Sunday, January 03, 2010

Mike Leach

In case you've been living under a rock for the last week, Mike Leach was the head football coach at Texas Tech and he was fired just a couple of days ago. Some say he was fired unjustly, but I disagree. Tech did the right thing in letting him go.

OK, so during practice, one of his players suffers a concussion. Instead of getting him proper medical treatment, Mike Leach ridicules him in front of the entire team and locks him in a closet. The boy tells his parents, who file a complaint against Leach. A whole brouhaha erupts, and Leach ends up being fired.

Now, that he is fired so quickly leads me to believe that this is not an isolated incident. He could have been suspended, or fined, or given a warning, but no. He is fired right off the bat. Since then, other players have spoken out against Leach, and have lent their support to the injured player. Of course, there are a lot of people out there supporting Mike Leach, too, but they are not the ones who have to suffer his abuse on a day to day basis. But it's not just the name calling, ridicule, or the occasional slapping around. I think most people could deal with that. The fact that this young man was denied proper treatment for a concussion is serious business. It could have life long effects.

As the NFL stars of the 60's and 70's age, we are just now beginning to understand the long term repercussions of untreated or improperly treated concussions.
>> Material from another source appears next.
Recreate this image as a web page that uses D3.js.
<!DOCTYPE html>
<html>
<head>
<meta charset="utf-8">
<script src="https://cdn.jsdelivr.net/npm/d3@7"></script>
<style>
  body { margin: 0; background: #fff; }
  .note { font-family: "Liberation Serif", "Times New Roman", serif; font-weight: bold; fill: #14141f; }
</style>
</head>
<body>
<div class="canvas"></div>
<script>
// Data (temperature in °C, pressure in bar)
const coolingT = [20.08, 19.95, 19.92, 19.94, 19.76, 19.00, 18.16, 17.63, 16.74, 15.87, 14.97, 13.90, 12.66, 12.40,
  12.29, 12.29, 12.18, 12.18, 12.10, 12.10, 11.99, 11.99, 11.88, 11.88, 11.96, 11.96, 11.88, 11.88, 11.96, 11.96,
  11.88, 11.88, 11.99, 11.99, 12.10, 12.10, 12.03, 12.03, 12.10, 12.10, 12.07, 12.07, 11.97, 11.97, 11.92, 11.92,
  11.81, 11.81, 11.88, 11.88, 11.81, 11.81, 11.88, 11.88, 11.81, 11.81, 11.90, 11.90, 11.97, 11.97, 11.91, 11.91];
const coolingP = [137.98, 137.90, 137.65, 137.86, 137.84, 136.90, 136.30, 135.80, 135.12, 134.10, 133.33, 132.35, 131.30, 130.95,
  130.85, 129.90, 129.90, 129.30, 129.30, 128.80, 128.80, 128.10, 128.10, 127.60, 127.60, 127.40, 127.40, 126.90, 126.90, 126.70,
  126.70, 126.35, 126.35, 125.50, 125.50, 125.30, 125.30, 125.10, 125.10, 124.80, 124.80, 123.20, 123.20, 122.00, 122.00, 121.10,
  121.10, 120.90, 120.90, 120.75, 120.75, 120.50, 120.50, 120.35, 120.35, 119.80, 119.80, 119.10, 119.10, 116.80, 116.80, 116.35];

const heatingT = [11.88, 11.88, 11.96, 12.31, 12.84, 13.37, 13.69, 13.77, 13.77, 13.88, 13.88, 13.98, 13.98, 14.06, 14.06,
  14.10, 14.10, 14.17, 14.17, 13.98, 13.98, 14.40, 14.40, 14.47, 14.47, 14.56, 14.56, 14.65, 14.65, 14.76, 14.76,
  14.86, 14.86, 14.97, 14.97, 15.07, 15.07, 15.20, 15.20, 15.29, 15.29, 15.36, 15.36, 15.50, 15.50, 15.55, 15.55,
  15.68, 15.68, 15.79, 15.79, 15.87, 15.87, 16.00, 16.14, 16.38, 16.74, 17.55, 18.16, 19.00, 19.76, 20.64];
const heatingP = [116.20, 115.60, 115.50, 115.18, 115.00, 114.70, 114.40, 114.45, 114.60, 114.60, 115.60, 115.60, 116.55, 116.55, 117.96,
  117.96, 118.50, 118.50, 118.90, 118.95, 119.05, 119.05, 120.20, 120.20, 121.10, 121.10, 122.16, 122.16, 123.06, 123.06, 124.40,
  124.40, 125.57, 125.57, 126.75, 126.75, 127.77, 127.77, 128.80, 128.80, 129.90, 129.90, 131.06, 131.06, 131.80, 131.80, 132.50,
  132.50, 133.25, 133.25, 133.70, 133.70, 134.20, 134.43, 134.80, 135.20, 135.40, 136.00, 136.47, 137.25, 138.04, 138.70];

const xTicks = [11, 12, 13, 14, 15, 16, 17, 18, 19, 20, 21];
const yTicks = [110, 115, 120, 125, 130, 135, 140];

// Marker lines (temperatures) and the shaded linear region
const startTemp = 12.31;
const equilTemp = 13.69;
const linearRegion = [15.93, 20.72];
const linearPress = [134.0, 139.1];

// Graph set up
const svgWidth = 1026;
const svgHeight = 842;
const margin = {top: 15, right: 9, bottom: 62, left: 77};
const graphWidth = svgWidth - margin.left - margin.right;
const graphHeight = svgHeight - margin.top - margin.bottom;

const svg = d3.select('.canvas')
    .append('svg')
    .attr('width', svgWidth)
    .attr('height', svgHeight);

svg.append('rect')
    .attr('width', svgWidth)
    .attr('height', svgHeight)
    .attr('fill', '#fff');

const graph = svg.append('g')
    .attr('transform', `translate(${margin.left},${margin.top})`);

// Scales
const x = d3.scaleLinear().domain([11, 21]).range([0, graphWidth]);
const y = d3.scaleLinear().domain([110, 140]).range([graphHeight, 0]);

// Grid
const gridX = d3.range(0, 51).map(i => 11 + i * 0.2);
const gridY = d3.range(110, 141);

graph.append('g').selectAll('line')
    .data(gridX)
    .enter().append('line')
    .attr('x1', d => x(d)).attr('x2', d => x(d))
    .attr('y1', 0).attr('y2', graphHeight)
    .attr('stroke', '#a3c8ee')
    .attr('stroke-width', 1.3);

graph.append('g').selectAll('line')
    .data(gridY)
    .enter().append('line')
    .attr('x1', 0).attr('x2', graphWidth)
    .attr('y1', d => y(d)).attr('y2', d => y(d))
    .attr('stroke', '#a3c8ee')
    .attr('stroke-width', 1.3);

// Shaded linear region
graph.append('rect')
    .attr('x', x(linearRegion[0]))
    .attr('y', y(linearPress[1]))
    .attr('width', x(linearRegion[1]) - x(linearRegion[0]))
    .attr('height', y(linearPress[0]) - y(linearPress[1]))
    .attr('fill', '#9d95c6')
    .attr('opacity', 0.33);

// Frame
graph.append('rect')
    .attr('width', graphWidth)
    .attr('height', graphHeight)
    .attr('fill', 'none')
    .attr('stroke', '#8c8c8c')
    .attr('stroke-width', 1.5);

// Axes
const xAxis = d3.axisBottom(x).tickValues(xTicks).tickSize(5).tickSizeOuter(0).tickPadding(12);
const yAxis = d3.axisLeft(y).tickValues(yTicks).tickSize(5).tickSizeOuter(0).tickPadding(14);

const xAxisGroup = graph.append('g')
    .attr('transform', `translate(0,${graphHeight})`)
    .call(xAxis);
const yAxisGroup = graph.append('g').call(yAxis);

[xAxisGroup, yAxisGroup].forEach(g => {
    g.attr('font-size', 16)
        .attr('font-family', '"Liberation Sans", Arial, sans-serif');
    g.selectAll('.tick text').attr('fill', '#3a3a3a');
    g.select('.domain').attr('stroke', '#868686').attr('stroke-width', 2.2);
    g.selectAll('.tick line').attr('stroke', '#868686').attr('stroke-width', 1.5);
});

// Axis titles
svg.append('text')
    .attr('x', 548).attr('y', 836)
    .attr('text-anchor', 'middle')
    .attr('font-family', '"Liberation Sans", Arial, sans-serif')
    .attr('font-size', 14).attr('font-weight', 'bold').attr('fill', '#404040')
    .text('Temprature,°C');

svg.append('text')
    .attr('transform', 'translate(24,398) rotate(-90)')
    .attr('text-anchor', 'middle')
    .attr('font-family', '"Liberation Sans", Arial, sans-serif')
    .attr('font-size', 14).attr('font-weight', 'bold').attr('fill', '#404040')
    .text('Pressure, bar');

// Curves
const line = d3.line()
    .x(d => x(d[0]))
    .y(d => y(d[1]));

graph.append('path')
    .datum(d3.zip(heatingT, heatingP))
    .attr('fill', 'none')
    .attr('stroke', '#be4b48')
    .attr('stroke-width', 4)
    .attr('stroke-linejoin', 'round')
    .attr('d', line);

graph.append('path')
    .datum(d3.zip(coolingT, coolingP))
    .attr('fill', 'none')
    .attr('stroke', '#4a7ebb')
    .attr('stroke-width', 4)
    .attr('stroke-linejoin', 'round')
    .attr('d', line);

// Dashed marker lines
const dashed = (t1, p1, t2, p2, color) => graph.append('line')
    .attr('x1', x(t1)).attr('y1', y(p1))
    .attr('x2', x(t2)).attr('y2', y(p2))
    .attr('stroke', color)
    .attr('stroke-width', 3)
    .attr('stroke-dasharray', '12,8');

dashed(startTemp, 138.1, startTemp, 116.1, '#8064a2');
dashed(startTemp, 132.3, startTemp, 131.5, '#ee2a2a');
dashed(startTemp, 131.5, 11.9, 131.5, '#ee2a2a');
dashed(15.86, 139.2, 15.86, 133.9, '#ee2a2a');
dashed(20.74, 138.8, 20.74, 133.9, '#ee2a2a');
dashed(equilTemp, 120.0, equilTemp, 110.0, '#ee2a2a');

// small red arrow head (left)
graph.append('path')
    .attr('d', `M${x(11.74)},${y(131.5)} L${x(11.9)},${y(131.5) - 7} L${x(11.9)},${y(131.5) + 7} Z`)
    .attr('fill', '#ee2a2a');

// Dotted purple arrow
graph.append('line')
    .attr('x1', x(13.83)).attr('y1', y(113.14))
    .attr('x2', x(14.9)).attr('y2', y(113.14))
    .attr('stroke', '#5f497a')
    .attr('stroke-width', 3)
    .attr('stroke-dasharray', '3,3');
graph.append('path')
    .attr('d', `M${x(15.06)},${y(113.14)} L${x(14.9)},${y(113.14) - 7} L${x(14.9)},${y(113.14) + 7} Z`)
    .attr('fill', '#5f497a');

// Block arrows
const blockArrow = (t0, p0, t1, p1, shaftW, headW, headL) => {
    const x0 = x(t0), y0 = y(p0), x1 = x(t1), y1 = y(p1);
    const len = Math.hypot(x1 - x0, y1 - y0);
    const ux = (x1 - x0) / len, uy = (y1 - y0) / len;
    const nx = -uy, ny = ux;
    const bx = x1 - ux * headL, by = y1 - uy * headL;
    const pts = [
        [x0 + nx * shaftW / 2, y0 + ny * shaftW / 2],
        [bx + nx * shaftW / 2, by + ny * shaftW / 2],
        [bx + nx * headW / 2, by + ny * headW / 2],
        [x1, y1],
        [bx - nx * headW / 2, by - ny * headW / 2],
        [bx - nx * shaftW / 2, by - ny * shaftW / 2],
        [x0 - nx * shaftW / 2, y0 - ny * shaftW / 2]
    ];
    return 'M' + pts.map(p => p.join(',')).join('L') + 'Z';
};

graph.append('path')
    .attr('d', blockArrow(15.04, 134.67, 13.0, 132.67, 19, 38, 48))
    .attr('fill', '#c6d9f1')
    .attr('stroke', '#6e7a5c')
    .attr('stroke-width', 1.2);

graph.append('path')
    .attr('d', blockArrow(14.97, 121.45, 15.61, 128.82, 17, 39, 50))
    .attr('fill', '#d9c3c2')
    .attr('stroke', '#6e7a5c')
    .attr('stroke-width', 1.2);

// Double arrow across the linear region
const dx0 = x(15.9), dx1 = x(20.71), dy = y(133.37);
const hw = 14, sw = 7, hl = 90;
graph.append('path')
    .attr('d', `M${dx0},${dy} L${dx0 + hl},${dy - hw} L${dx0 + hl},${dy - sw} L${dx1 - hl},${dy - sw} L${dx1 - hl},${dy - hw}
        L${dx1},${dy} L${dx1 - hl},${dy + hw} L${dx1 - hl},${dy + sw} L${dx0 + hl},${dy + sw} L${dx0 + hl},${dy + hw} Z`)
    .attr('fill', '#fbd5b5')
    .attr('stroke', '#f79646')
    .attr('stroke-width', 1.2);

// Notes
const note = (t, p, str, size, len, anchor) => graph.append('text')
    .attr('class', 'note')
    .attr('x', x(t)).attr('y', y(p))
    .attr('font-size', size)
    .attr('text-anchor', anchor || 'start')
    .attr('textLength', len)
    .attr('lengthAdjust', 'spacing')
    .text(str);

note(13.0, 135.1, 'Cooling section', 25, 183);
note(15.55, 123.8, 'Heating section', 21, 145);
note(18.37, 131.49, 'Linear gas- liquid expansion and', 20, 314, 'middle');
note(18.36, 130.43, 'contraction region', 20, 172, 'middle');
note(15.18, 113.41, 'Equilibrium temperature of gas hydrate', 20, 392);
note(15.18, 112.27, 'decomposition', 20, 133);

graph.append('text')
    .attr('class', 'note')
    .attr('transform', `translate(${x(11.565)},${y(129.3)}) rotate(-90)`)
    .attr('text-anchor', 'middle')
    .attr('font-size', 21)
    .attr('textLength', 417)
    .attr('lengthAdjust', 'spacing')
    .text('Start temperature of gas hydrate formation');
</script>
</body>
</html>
They are not good. So much so that the NFL has adopted strict guidelines in treating concussions. Failure to follow these guidelines will result in fines, suspensions, and even dismissal of the guilty parties--coaches and medical staff alike. In the NFL, a player is not even allowed to practice until he has been symptom free for a minimum of one week. Yet, Mike Leach wants to throw this kid right back into the fray the very next day. Not only that, this is a kid whose brain has not finished developing yet, and that makes this situation even more serious*.

Now, I'm all for gutting things out--things like wrist injuries, or ankle injuries, shoulder injuries, or even rib injuries. But there are two things that should never be taken lightly--neck injuries and head injuries. That Mike Leach did so makes him a child abuser and a monster. He should never be allowed to coach football again, at any level. But he probably will.
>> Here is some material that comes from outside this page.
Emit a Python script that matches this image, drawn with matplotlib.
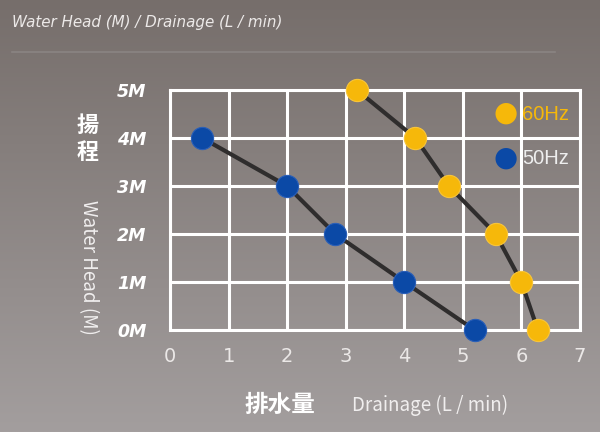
import numpy as np
import matplotlib
matplotlib.use("Agg")
import matplotlib.pyplot as plt

# Data
head_ticks = [0, 1, 2, 3, 4, 5]
head_labels = ["0M", "1M", "2M", "3M", "4M", "5M"]
flow_ticks = [0, 1, 2, 3, 4, 5, 6, 7]

hz50_flow = [0.55, 2.0, 2.82, 4.0, 5.2]
hz50_head = [4, 3, 2, 1, 0]
hz60_flow = [3.19, 4.19, 4.76, 5.56, 6.0, 6.28]
hz60_head = [5, 4, 3, 2, 1, 0]

BLUE = "#0b49a6"
YELLOW = "#f6b80a"
LINE = "#2f2d2d"

fig = plt.figure(figsize=(6, 4.32), dpi=100)

# background gradient
bg = fig.add_axes([0, 0, 1, 1])
top = np.array([0x76, 0x6e, 0x6b]) / 255
bot = np.array([0xa3, 0x9e, 0x9e]) / 255
t = np.linspace(0, 1, 256)[:, None]
grad = top[None, :] * (1 - t) + bot[None, :] * t
img = np.repeat(grad[:, None, :], 4, axis=1)
bg.imshow(img, aspect="auto", extent=[0, 1, 0, 1], origin="upper")
bg.set_xlim(0, 1); bg.set_ylim(0, 1)
bg.axis("off")

# title and separator
fig.text(12/600, 1 - 22/432, "Water Head (M) / Drainage (L / min)", fontsize=10.9,
         style="italic", color="#ece9e8", ha="left", va="center", family="DejaVu Sans")
bg.plot([12/600, 555/600], [1 - 52/432, 1 - 52/432], color="#8a8482", lw=1.2)

ax = fig.add_axes([170/600, 1 - 330/432, 410/600, 240/432])
ax.set_facecolor("none")
ax.set_xlim(0, 7)
ax.set_ylim(0, 5)
ax.set_xticks(flow_ticks)
ax.set_yticks(head_ticks)
ax.set_yticklabels(head_labels)
ax.grid(True, color="white", lw=2.2)
ax.set_axisbelow(True)
for s in ax.spines.values():
    s.set_color("white"); s.set_linewidth(2.2)
ax.tick_params(length=0)
ax.tick_params(axis="y", pad=17)
ax.tick_params(axis="x", pad=12)
for lab in ax.get_yticklabels():
    lab.set_fontweight("bold"); lab.set_fontstyle("italic"); lab.set_color("white")
    lab.set_fontsize(12.5)
for lab in ax.get_xticklabels():
    lab.set_color("#ebe8e7"); lab.set_fontsize(14)

ax.plot(hz50_flow, hz50_head, color=LINE, lw=3, zorder=3, clip_on=False)
ax.plot(hz60_flow, hz60_head, color=LINE, lw=3, zorder=3, clip_on=False)
ax.plot(hz50_flow, hz50_head, "o", color=BLUE, ms=16, mec="#2a5fb8", mew=0.8, zorder=4, clip_on=False)
ax.plot(hz60_flow, hz60_head, "o", color=YELLOW, ms=16, mec="#f8c53a", mew=0.8, zorder=4, clip_on=False)

# legend
fig.text(506/600, 1 - 113/432, "●", color=YELLOW, fontsize=20, ha="center", va="center", family="DejaVu Sans")
fig.text(506/600, 1 - 158/432, "●", color=BLUE, fontsize=20, ha="center", va="center", family="DejaVu Sans")
fig.text(522/600, 1 - 114/432, "60Hz", color=YELLOW, fontsize=14.5, ha="left", va="center", family="Liberation Sans")
fig.text(522/600, 1 - 159/432, "50Hz", color="#eeeeee", fontsize=14.5, ha="left", va="center", family="Liberation Sans")

# axis labels
fig.text(88/600, 1 - 139/432, "揚\n程", color="white", fontsize=16, fontweight="bold",
         ha="center", va="center", linespacing=1.2, family=["Noto Sans CJK TC", "DejaVu Sans"])
fig.text(88/600, 1 - 267/432, "Water Head (M)", color="#f0eeee", fontsize=13.5, rotation=-90,
         ha="center", va="center", family=["Noto Sans CJK TC", "DejaVu Sans"])
fig.text(280/600, 1 - 405/432, "排水量", color="white", fontsize=17, fontweight="bold",
         ha="center", va="center", family=["Noto Sans CJK TC", "DejaVu Sans"])
fig.text(430/600, 1 - 405/432, "Drainage (L / min)", color="#f0eeee", fontsize=13.5,
         ha="center", va="center", family=["Noto Sans CJK TC", "DejaVu Sans"])

fig.savefig("out.png", dpi=100)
After all, isn't winning much more important than one child's life?



*Medical studies have shown that the human brain does not finish growing and developing until around age 25.

2 comments:

Steve said...

And with this coming on the heals of Kansas football coach Mark Mangino getting fired ... you know it happens too often. Unfortunately, we still live in a world where Bobby Knight is still looked upon as a role model.

Becky said...

I agree. I was surprised at how many people out there were taking Leach's side. I found his behavior unacceptable. If he'd done that to my son, I'd be filing grievances, too.